On October 6, 1989, Gen. Wm. Rufus “Pecos Bill” Shafter of Galesburg, the hero of Santiago, was welcomed back to Kalamazoo by a huge crowd, marching bands, and a parade. In 1898 he led American troops to Cuba during the Spanish-American War, in which he commanded the largest force of United States troops that had left American soil up to that time.
Shafter was born in Galesburg, Michigan on October 16, 1835. He worked as a teacher and farmer in the years preceding the Civil War.
Shafter served as a 1st lieutenant the Union Army’s 7th Michigan Volunteer Infantry Regiment at the battles of Ball’s Bluff and Fair Oaks. He was wounded at the Battle of Fair Oaks and later received the Medal of Honor for heroism during the battle. He led a charge on the first day of the battle and was wounded towards the close of that day’s fighting. In order to stay with his regiment he concealed his wounds, fighting on the second day of the battle. On August 22, 1862 he was mustered out of the volunteer service but returned to the field as major in the 19th Michigan Volunteer Infantry Regiment. He was captured at the Battle of Thompson’s Station and spent 3 months in a Confederate prison. In April 1864 after his release he was appointed colonel of the 17th Regiment of U.S. Colored Troops and led the regiment at the Battle of Nashville.

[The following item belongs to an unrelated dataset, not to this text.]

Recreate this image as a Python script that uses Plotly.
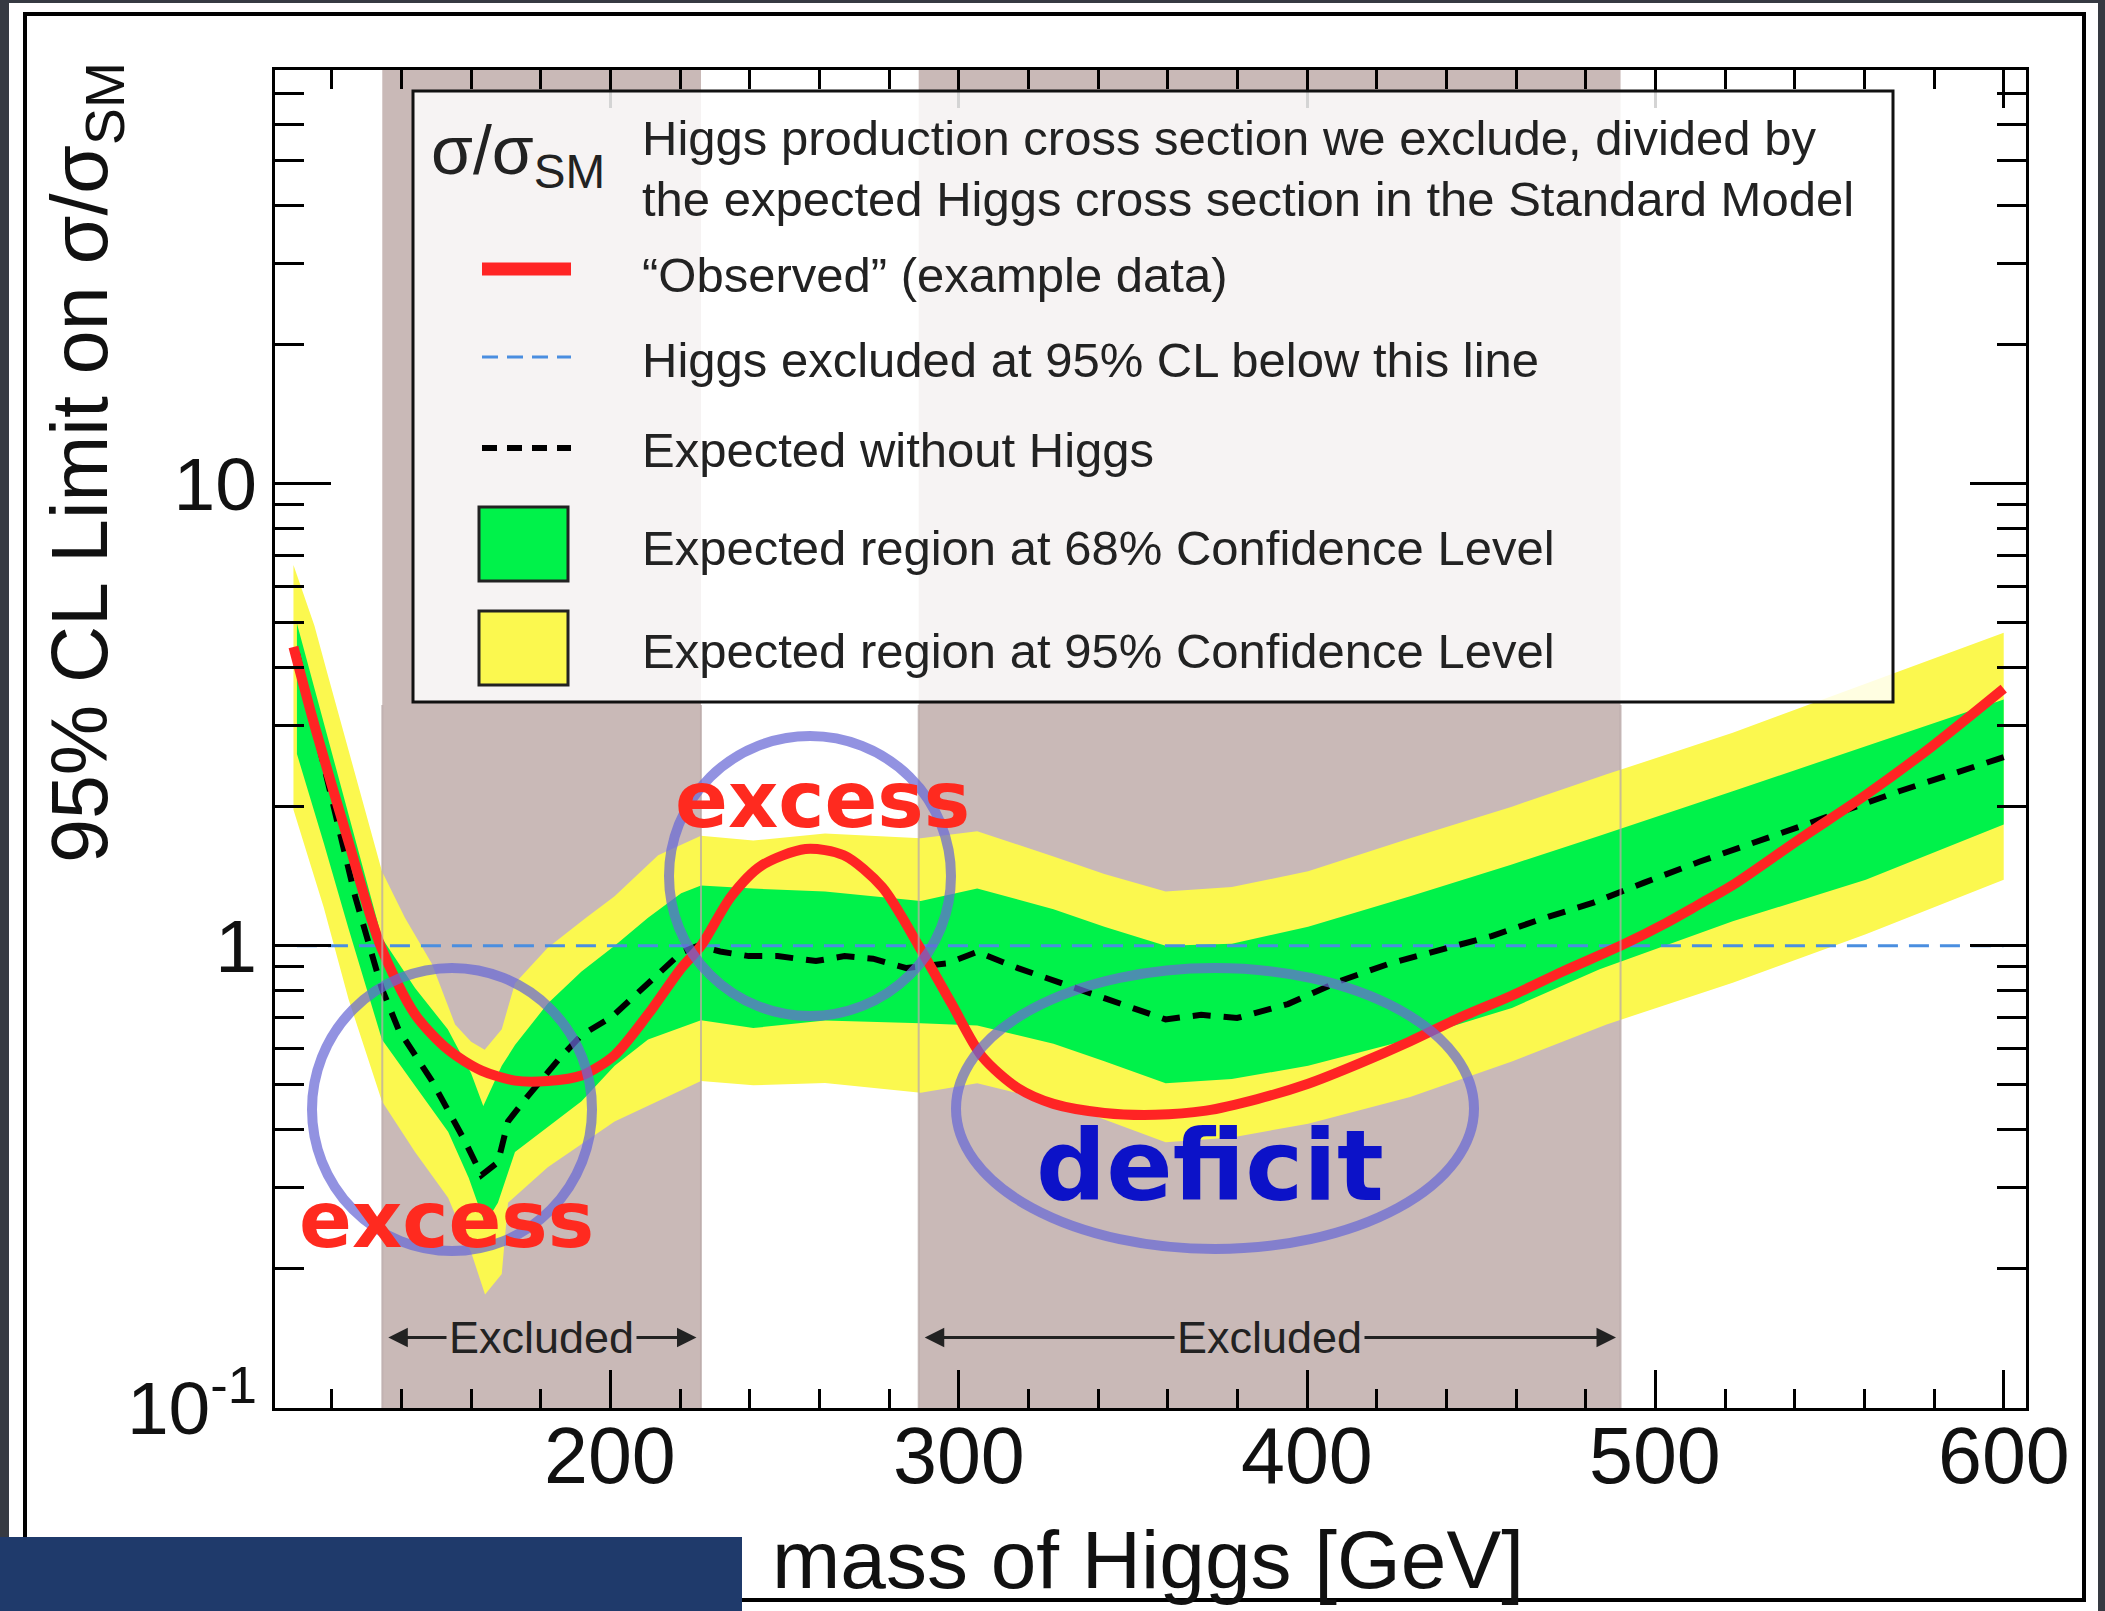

By the end of the war, he had been promoted to brevet brigadier general of volunteers. He stayed in the regular army when the war ended. During his subsequent service in the Indian Wars, he received his nickname “Pecos Bill”. He led the 24th Infantry, another United States Colored Troops regiment, in campaigns against the Cheyenne, Comanche, Kickapoo and Kiowa Indians in Texas. While commander of Fort Davis, he started a controversial court-martial of second lieutenant Henry Flipper, the first black cadet to graduate from West Point. In May 1897 he was appointed as a brigadier general.
Just before the outbreak of the Spanish–American War, Shafter was commander of the Department of California. Shafter was an unlikely candidate for command of the expedition to Cuba. He was aged 63,weighed over 300 pounds and suffered from gout. Nevertheless he received a promotion to Major General of Volunteers and command of the Fifth Army Corps being assembled in Tampa, Florida. One possible reason for his being given this command was his lack of political ambitions.
Shafter appeared to maintain a very loose control over the expedition to Cuba from the beginning, commencing with a very disorganized landing at Daiquiri on the southern coast of Cuba. Due to his weight and the heat he was unable to reconnoiter the front lines during the various operations. Fortunately, his officers were able to carry the day and despite misgivings, Santiago eventually surrendered.